Traditional rulers/community leaders:
Traditional rulers and community leaders play devilish roles to fertilize the predicament of farmers and herders. Instead of ensuring justice and fair play when settling disputes between these peasants, community leaders in rural areas use conflicts as an opportunity to drain the resources from peasants. They frustrate farmers by discounting the value of crops destroyed by cattle; they extort herders by forcing them to pay heavy compensation which is never given to farmers. Herders are equipped with the feeling that impunity would bring no punitive consequences, as long as they have cows to sell and bribe community leaders. The government should set up a committee populated with men of integrity to whom peasants could make appeals for redress if they are dissatisfied with the mode and kind of settlement done by community leaders. Read how traditional rulers were found to be involved in banditry in Zamfara State: Zamfara suspends four traditional rulers over banditry allegations – Punch Newspapers (punchng.com)
Policemen and Judges:
Like traditional rulers and community leaders, policemen and judges extort herders and farmers – to the disadvantage of farmers. Under the cloud of corruption, many rural police posts are excited at ‘Fulani cases’ because such disputes would fetch them cash for palm wine and bush meat. Judges pervert justice by conniving with lawyers who defend Fulani herders that run afoul of the law. Apart from frustrating farmers, the activities of these judicial workers give herders an upper hand and embolden them to act with impunity. Judges and policemen should be educated on how their corrupt practices inflame violence and impunity in the country. Again, a committee where appeals could be made by peasants should be set up to deal with this situation. Read this report that says security personnel are also complicit in banditry: 5 Emirs, 33 District Heads, Top Military Officers Complicit in Zamfara Banditry | THISDAYLIVE
Under the cloud of corruption, many rural police posts are excited at ‘Fulani cases’ because such disputes would fetch them cash for palm wine and bush meat
Immigration and Customs:
Most of the violent Fulani herdsmen who engage in criminality are said to be foreigners who illegally entered into Nigeria from Mali, Niger, Central African Republic (CAR), Chad, Libya, and the rest. Immigration personnel look away when these criminals enter into Nigeria, perpetrate crime, and return to their base, without being questioned. These foreigners have flooded the South-West as menial workers (who actually gather intelligence for criminals in the forest) and they operate without being checked.
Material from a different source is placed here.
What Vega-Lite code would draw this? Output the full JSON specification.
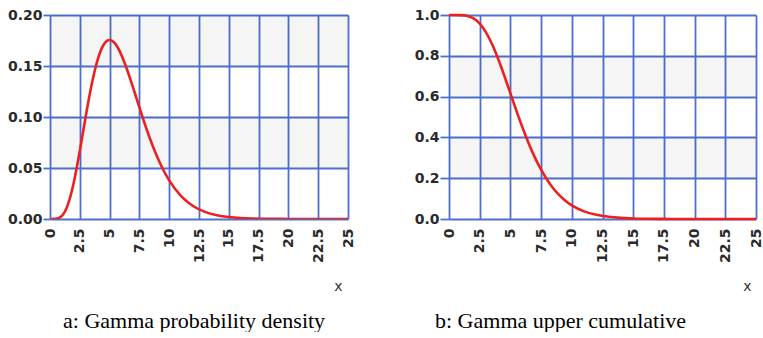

On their part, Customs has not explained how these criminals entered into Nigeria with a lot of weapons unchallenged. Apparently, Immigration and Customs need fresh orientation and strategies to enable them to rise to the challenge of ensuring tight control of Nigeria’s borders in the 21st Who says Nigeria should not build walls at its borders to ward off criminals? America, Israel, Saudi Arabia, North Korea, Russia, etc have done so. Read this report that emphasizes the failure of immigration and Customs at Nigeria’s borders: Nigeria needs a competent customs and immigration service, not border closure (theconversation.com)
Political heavyweights and agents:
These criminals have backers in high political positions. As soon as they enter into police net, these high net-worth individuals pull the strings, call top police officers and judicial workers to bail out the criminals. The government could investigate how some arrested bandits/criminals were released, track down those who stood as surety for them and ensure they are penalized. Unless these individuals are fished out and dealt with, they will fester in their enterprise and the peace pact signed on January 25, 2020 will be in vain. In the near future, even Amotekun operatives will be compromised. They could become informants for bandits and other elements in the ring of the organized crime. Read this interview with Dr Ahmed Gumi in Daily Trust on how bandits operate based on the information given by persons in society:What herdsmen told me about banditry, how to end it – Sheikh Gumi | Dailytrust
Most bandits are on drugs, especially Indian hemp. By implication, dealers in this illicit drug know some of the bandits who patronize them. If the government would extend their intelligence network to include illicit drug dealers, it is possible to locate bandit who attacks locations and disappear like spirits, evading arrest by security personnel. Read this story that quotes government as saying drug abuse is evident in criminality in Nigeria: Buhari, security chiefs blame heightened insecurity on drugs, influx of illegal aliens – Businessday NG . Fulani herders may be the face of the prevailing criminality in Nigeria, but they are just the tip of the iceberg. Nigeria is contending with chapters of organized crimes, and unless masterminds are captured and dealt with, our forests will continue to be forests of death.